The Thirsty Beagle has mentioned before that I have a young son. He’s 3-going-on-4 in about six days. He’s now at a very cognitive level. He understands beer is for adults, the OSU Cowboys are No. 1, and other important stuff like that. He also understands what he wants. Long gone are the days where myself and Mrs. Beagle could use trickery, deception and redirection to make him forget about something he earlier had set his mind on. The boy has a memory like a steel trap. Once he decides he wants something, either he’s going to get it or there’s going to be a showdown of 4-year-old determination and fit-throwing vs. parenting mastery and cunning. So enter into this lion’s den the commercial that came on last night for the latest version of Disney on Ice at the State Fair. You’ve got Timon and Pumba from “Lion King.” You’ve got Lightning and Mater from “Cars.” I looked over at my son and he was glued to the TV, wide-eyed. The countdown was on: How long until he asked to go? Mrs. Beagle, sensing the inevitable, beat him to the punch. She asked if he wanted to go. He said yes. All-in-all, I’m not upset at this point. It’ll be fun for him and there’s nothing wrong with taking him to see a show. Even if half the production is princesses and fairies. Plus, we typically go to the State Fair once a year, so why not just knock the fair and show out at the same time. Could be worse, right?
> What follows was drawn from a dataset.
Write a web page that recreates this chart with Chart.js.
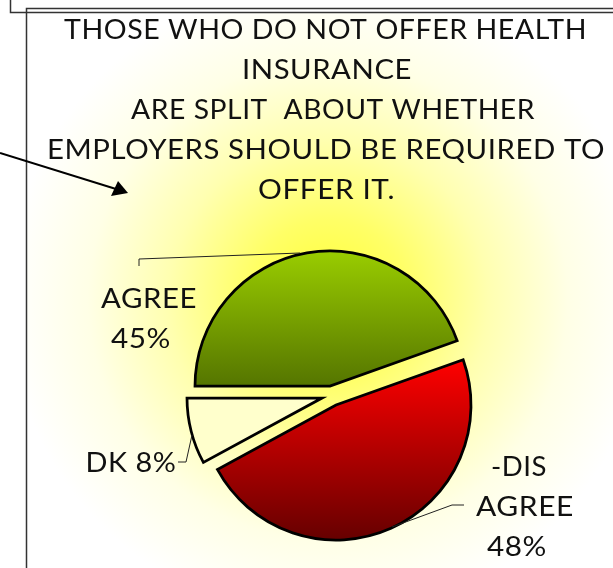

Well, there are certain things The Thirsty Beagle can’t stand: Cyclists who insist on riding 10 mph in the middle of the road, and then also insist on running four-way stops (You can’t have it both ways, cyclists!); Waiting in line for anything; flies; and trying to buy a ticket listed at a certain price and then finding it’s actually more expensive because of surcharges, services charges and the always-hated, counter-intuitive and dispicable ”convenience” fee.
So we find ourselves back around to Disney on Ice. The Thirsty Beagle logs on today to buy tickets. I settle on the $28 rink-side seats. I’m doing quick math and looking at a total of $84 for a trio of seats. Halfway through the ticket-buying process, I get hit with the service charge: $7 per ticket. It’s not clear to me what this “service” is. As far as I can tell, the whole transaction is being handled by a computer. Either way, I’m annoyed. You’re telling me that some arbitrary service charge is being assessed for one quarter of the cost of the actual ticket? The Thirsty Beagle thinks this is a little steep. But nothing takes the cake like when you are almost ready to check out, and you are asked how you’d like to receive the tickets. Your options: $4 to have it mailed, like $25 to have it sent by FedEx, or $4 to PICK IT UP AT WILL CALL! Yes, I went all-caps on you. First off, $4 to mail the tickets, when surely that will cost all of like 50 cents? That’s bad enough. But four freaking dollars to PICK THEM UP AT WILL CALL??!! You want me to pay you $4 so I can stand in line to get my tickets? Absurd. So long story short, somewhere along the way The Thirsty Beagle ended up paying $109 for the tickets. Let me phrase that another way: To buy three tickets, I essentially had to buy a fourth ticket! The solution: Just tell me the tickets cost $36.33 in the first place, then no hard feelings. Who will be the brave soul to start this fair and honest ticket pricing revolution? The Thirsty Beagle awaits.